Output all the data exactly. Pictures do not belong in the copy.

* Start STORED DATA *

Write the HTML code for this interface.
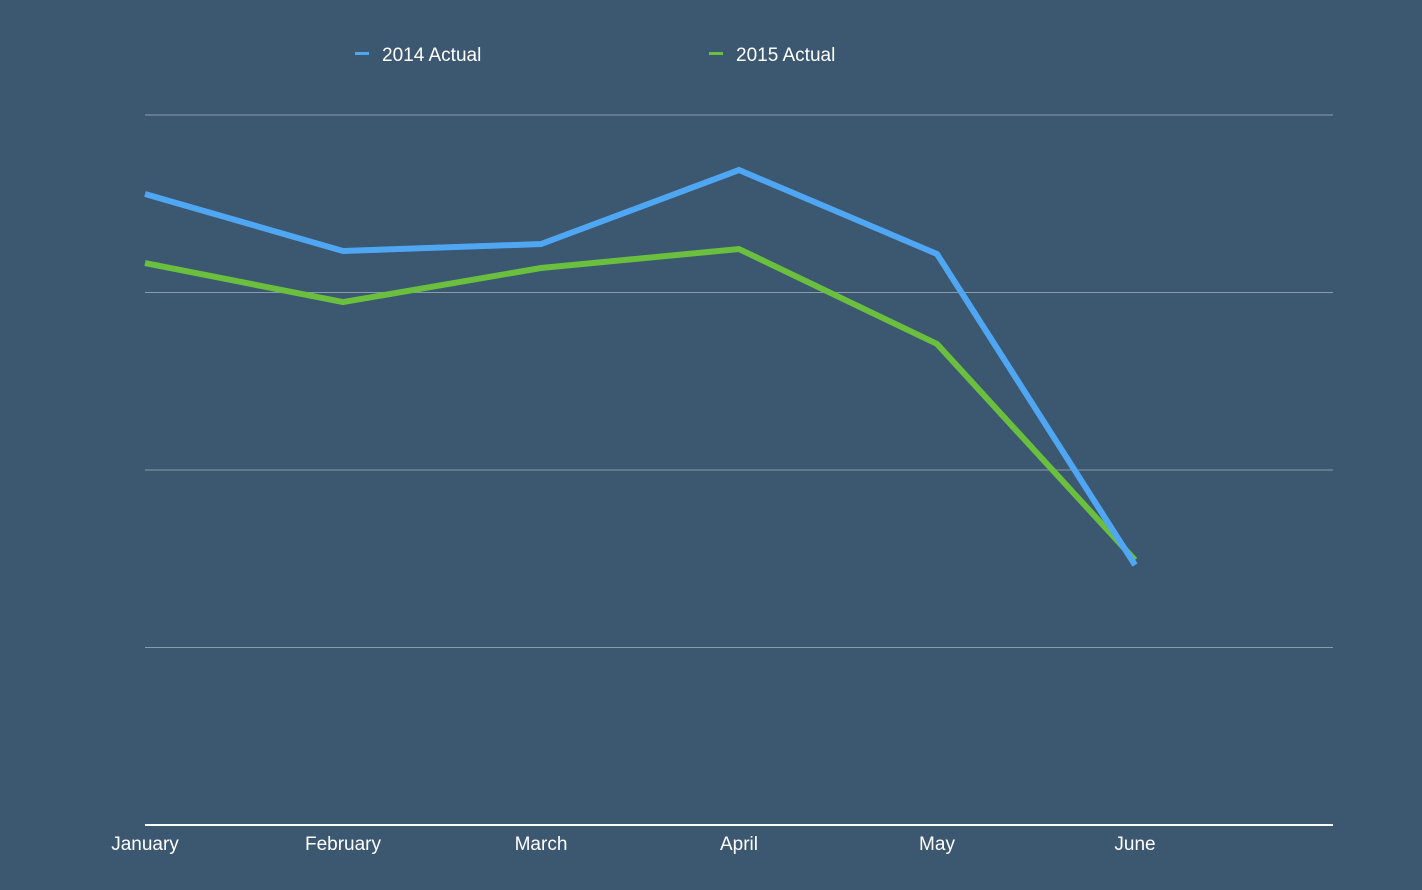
<!DOCTYPE html>
<html><head><meta charset="utf-8"><style>
html,body{margin:0;padding:0;background:#3c5770;}
svg{display:block;font-family:"Liberation Sans",sans-serif;}
</style></head><body>
<svg id="chart" width="1422" height="890" viewBox="0 0 1422 890">
<rect width="1422" height="890" fill="#3c5770"/>
<g>
<g><rect x="355" y="52" width="14" height="3" fill="#4fa6f3"/><text x="382" y="61" fill="#fff" font-size="19">2014 Actual</text></g>
<g><rect x="709" y="52" width="14" height="3" fill="#6abf3f"/><text x="736" y="61" fill="#fff" font-size="19">2015 Actual</text></g>
</g>
</svg>
<script>
const categories=["January","February","March","April","May","June"];
const series2014=[3.555,3.234,3.273,3.69,3.217,1.465];
const series2015=[3.166,2.946,3.138,3.245,2.71,1.493];
const yTicks=[1,2,3,4];
const svg=document.getElementById('chart');
const NS='http://www.w3.org/2000/svg';
const x0=145,x1=1333,step=198,yBase=825,yTop=115,yMax=4;
const xs=i=>x0+i*step;
const ys=v=>yBase-(v/yMax)*(yBase-yTop);
function mk(t,a){const e=document.createElementNS(NS,t);for(const k in a)e.setAttribute(k,a[k]);svg.appendChild(e);return e;}
yTicks.forEach(t=>{const l=mk('line',{x1:x0,x2:x1,y1:ys(t),y2:ys(t),stroke:'#8a9bab','stroke-width':1});

});
const ax=mk('line',{x1:x0,x2:x1,y1:yBase,y2:yBase,stroke:'#ffffff','stroke-width':2});


categories.forEach((c,i)=>{const t=mk('text',{x:xs(i),y:850,fill:'#fff','font-size':19,'text-anchor':'middle'});t.textContent=c;

});
function line(vals,color,name){const p=mk('polyline',{points:vals.map((v,i)=>xs(i)+','+ys(v)).join(' '),fill:'none',stroke:color,'stroke-width':6,'stroke-linejoin':'miter'});

}
line(series2015,'#6abf3f','series-2015-line');
line(series2014,'#4fa6f3','series-2014-line');
</script>
</body></html>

* End STORED DATA *

*EXERCISE RESPONSE*:
Write the HTML code for this interface.
<!DOCTYPE html>
<html><head><meta charset="utf-8"><style>
html,body{margin:0;padding:0;background:#3c5770;}
svg{display:block;font-family:"Liberation Sans",sans-serif;}
</style></head><body>
<svg id="chart" width="1422" height="890" viewBox="0 0 1422 890">
<rect width="1422" height="890" fill="#3c5770"/>
<g>
<g><rect x="355" y="52" width="14" height="3" fill="#4fa6f3"/><text x="382" y="61" fill="#fff" font-size="19">2014 Actual</text></g>
<g><rect x="709" y="52" width="14" height="3" fill="#6abf3f"/><text x="736" y="61" fill="#fff" font-size="19">2015 Actual</text></g>
</g>
</svg>
<script>
const categories=["January","February","March","April","May","June"];
const series2014=[3.555,3.234,3.273,3.69,3.217,1.465];
const series2015=[3.166,2.946,3.138,3.245,2.71,1.493];
const yTicks=[1,2,3,4];
const svg=document.getElementById('chart');
const NS='http://www.w3.org/2000/svg';
const x0=145,x1=1333,step=198,yBase=825,yTop=115,yMax=4;
const xs=i=>x0+i*step;
const ys=v=>yBase-(v/yMax)*(yBase-yTop);
function mk(t,a){const e=document.createElementNS(NS,t);for(const k in a)e.setAttribute(k,a[k]);svg.appendChild(e);return e;}
yTicks.forEach(t=>{const l=mk('line',{x1:x0,x2:x1,y1:ys(t),y2:ys(t),stroke:'#8a9bab','stroke-width':1});

});
const ax=mk('line',{x1:x0,x2:x1,y1:yBase,y2:yBase,stroke:'#ffffff','stroke-width':2});


categories.forEach((c,i)=>{const t=mk('text',{x:xs(i),y:850,fill:'#fff','font-size':19,'text-anchor':'middle'});t.textContent=c;

});
function line(vals,color,name){const p=mk('polyline',{points:vals.map((v,i)=>xs(i)+','+ys(v)).join(' '),fill:'none',stroke:color,'stroke-width':6,'stroke-linejoin':'miter'});

}
line(series2015,'#6abf3f','series-2015-line');
line(series2014,'#4fa6f3','series-2014-line');
</script>
</body></html>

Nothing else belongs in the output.